**Written problem**.
Reproduce all the lines below exactly and omit the images.
==================================================
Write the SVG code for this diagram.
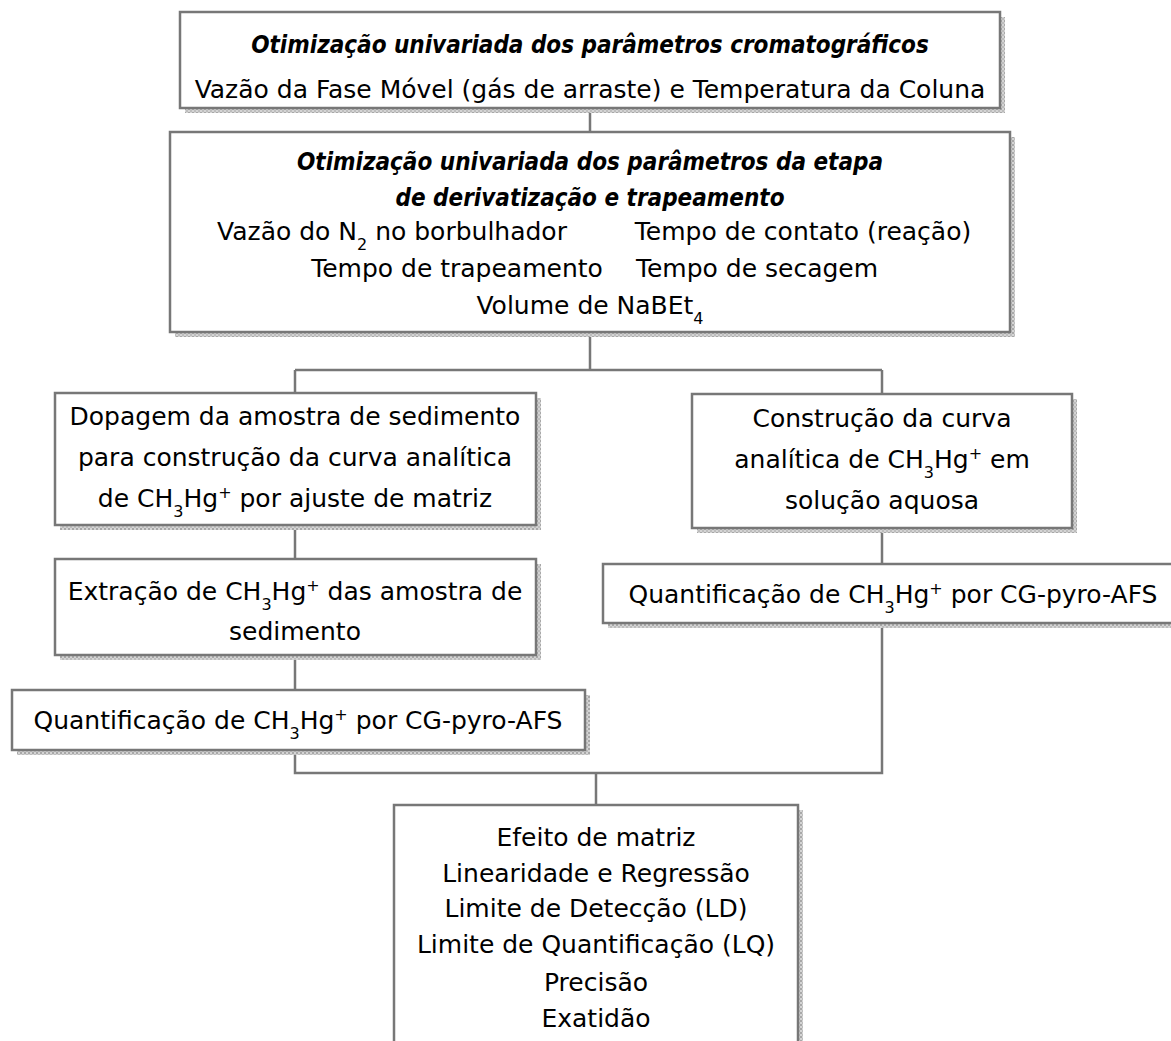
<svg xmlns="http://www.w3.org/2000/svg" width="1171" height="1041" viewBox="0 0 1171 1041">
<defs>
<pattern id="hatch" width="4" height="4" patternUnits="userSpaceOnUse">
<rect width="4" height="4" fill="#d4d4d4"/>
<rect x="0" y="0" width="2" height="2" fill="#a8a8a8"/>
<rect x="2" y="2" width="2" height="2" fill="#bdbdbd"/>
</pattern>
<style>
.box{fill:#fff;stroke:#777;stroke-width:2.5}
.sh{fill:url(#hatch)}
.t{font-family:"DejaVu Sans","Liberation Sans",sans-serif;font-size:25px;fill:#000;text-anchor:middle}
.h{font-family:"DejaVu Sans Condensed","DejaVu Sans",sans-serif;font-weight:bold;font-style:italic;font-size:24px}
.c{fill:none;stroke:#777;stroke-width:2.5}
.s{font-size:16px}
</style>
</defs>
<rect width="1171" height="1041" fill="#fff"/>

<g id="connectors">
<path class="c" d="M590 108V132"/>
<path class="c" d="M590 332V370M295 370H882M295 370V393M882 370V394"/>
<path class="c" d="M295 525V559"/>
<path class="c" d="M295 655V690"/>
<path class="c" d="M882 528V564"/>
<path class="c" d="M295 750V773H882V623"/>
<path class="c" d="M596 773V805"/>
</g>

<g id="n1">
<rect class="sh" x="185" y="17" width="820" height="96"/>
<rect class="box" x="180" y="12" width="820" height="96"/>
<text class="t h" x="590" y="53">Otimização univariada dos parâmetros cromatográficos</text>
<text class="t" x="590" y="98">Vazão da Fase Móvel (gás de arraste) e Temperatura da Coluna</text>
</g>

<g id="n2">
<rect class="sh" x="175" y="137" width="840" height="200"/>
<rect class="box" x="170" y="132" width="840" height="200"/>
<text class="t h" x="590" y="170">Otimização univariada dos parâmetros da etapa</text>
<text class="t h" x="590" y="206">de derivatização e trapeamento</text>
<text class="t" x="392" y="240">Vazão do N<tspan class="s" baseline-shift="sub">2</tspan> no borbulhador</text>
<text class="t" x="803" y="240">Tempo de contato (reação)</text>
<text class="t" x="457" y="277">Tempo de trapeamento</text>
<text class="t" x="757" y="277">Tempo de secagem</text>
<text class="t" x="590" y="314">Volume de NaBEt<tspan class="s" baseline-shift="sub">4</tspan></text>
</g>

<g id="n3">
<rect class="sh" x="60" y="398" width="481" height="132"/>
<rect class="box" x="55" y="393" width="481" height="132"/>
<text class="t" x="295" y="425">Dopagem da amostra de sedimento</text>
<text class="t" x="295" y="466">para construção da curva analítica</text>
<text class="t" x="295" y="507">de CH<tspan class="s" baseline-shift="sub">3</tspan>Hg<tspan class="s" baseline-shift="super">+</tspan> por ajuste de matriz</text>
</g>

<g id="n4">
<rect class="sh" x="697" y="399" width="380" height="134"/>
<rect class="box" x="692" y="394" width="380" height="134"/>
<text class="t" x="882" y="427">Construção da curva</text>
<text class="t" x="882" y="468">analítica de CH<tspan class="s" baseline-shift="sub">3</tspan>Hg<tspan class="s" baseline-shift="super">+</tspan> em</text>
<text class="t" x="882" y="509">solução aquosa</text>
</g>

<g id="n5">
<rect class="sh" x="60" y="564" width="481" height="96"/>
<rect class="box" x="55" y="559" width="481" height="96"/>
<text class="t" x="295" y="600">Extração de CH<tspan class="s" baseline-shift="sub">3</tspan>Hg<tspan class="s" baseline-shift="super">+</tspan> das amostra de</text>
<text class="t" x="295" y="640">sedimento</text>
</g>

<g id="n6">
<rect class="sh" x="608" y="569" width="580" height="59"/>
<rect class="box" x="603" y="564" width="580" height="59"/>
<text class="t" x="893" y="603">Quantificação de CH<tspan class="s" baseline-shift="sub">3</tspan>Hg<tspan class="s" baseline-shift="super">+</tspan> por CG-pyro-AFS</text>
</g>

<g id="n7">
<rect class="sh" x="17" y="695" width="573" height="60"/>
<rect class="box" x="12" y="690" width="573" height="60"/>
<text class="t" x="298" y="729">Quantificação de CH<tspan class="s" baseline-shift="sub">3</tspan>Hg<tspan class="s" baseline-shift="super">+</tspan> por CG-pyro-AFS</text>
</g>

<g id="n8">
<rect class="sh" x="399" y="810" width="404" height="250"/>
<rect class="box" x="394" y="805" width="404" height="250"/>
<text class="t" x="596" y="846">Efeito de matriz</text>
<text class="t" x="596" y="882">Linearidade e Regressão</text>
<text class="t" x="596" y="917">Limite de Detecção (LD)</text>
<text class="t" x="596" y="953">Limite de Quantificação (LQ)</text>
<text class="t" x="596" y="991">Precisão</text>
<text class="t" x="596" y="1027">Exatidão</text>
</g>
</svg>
==================================================
**Output for this task**.
Write the SVG code for this diagram.
<svg xmlns="http://www.w3.org/2000/svg" width="1171" height="1041" viewBox="0 0 1171 1041">
<defs>
<pattern id="hatch" width="4" height="4" patternUnits="userSpaceOnUse">
<rect width="4" height="4" fill="#d4d4d4"/>
<rect x="0" y="0" width="2" height="2" fill="#a8a8a8"/>
<rect x="2" y="2" width="2" height="2" fill="#bdbdbd"/>
</pattern>
<style>
.box{fill:#fff;stroke:#777;stroke-width:2.5}
.sh{fill:url(#hatch)}
.t{font-family:"DejaVu Sans","Liberation Sans",sans-serif;font-size:25px;fill:#000;text-anchor:middle}
.h{font-family:"DejaVu Sans Condensed","DejaVu Sans",sans-serif;font-weight:bold;font-style:italic;font-size:24px}
.c{fill:none;stroke:#777;stroke-width:2.5}
.s{font-size:16px}
</style>
</defs>
<rect width="1171" height="1041" fill="#fff"/>

<g id="connectors">
<path class="c" d="M590 108V132"/>
<path class="c" d="M590 332V370M295 370H882M295 370V393M882 370V394"/>
<path class="c" d="M295 525V559"/>
<path class="c" d="M295 655V690"/>
<path class="c" d="M882 528V564"/>
<path class="c" d="M295 750V773H882V623"/>
<path class="c" d="M596 773V805"/>
</g>

<g id="n1">
<rect class="sh" x="185" y="17" width="820" height="96"/>
<rect class="box" x="180" y="12" width="820" height="96"/>
<text class="t h" x="590" y="53">Otimização univariada dos parâmetros cromatográficos</text>
<text class="t" x="590" y="98">Vazão da Fase Móvel (gás de arraste) e Temperatura da Coluna</text>
</g>

<g id="n2">
<rect class="sh" x="175" y="137" width="840" height="200"/>
<rect class="box" x="170" y="132" width="840" height="200"/>
<text class="t h" x="590" y="170">Otimização univariada dos parâmetros da etapa</text>
<text class="t h" x="590" y="206">de derivatização e trapeamento</text>
<text class="t" x="392" y="240">Vazão do N<tspan class="s" baseline-shift="sub">2</tspan> no borbulhador</text>
<text class="t" x="803" y="240">Tempo de contato (reação)</text>
<text class="t" x="457" y="277">Tempo de trapeamento</text>
<text class="t" x="757" y="277">Tempo de secagem</text>
<text class="t" x="590" y="314">Volume de NaBEt<tspan class="s" baseline-shift="sub">4</tspan></text>
</g>

<g id="n3">
<rect class="sh" x="60" y="398" width="481" height="132"/>
<rect class="box" x="55" y="393" width="481" height="132"/>
<text class="t" x="295" y="425">Dopagem da amostra de sedimento</text>
<text class="t" x="295" y="466">para construção da curva analítica</text>
<text class="t" x="295" y="507">de CH<tspan class="s" baseline-shift="sub">3</tspan>Hg<tspan class="s" baseline-shift="super">+</tspan> por ajuste de matriz</text>
</g>

<g id="n4">
<rect class="sh" x="697" y="399" width="380" height="134"/>
<rect class="box" x="692" y="394" width="380" height="134"/>
<text class="t" x="882" y="427">Construção da curva</text>
<text class="t" x="882" y="468">analítica de CH<tspan class="s" baseline-shift="sub">3</tspan>Hg<tspan class="s" baseline-shift="super">+</tspan> em</text>
<text class="t" x="882" y="509">solução aquosa</text>
</g>

<g id="n5">
<rect class="sh" x="60" y="564" width="481" height="96"/>
<rect class="box" x="55" y="559" width="481" height="96"/>
<text class="t" x="295" y="600">Extração de CH<tspan class="s" baseline-shift="sub">3</tspan>Hg<tspan class="s" baseline-shift="super">+</tspan> das amostra de</text>
<text class="t" x="295" y="640">sedimento</text>
</g>

<g id="n6">
<rect class="sh" x="608" y="569" width="580" height="59"/>
<rect class="box" x="603" y="564" width="580" height="59"/>
<text class="t" x="893" y="603">Quantificação de CH<tspan class="s" baseline-shift="sub">3</tspan>Hg<tspan class="s" baseline-shift="super">+</tspan> por CG-pyro-AFS</text>
</g>

<g id="n7">
<rect class="sh" x="17" y="695" width="573" height="60"/>
<rect class="box" x="12" y="690" width="573" height="60"/>
<text class="t" x="298" y="729">Quantificação de CH<tspan class="s" baseline-shift="sub">3</tspan>Hg<tspan class="s" baseline-shift="super">+</tspan> por CG-pyro-AFS</text>
</g>

<g id="n8">
<rect class="sh" x="399" y="810" width="404" height="250"/>
<rect class="box" x="394" y="805" width="404" height="250"/>
<text class="t" x="596" y="846">Efeito de matriz</text>
<text class="t" x="596" y="882">Linearidade e Regressão</text>
<text class="t" x="596" y="917">Limite de Detecção (LD)</text>
<text class="t" x="596" y="953">Limite de Quantificação (LQ)</text>
<text class="t" x="596" y="991">Precisão</text>
<text class="t" x="596" y="1027">Exatidão</text>
</g>
</svg>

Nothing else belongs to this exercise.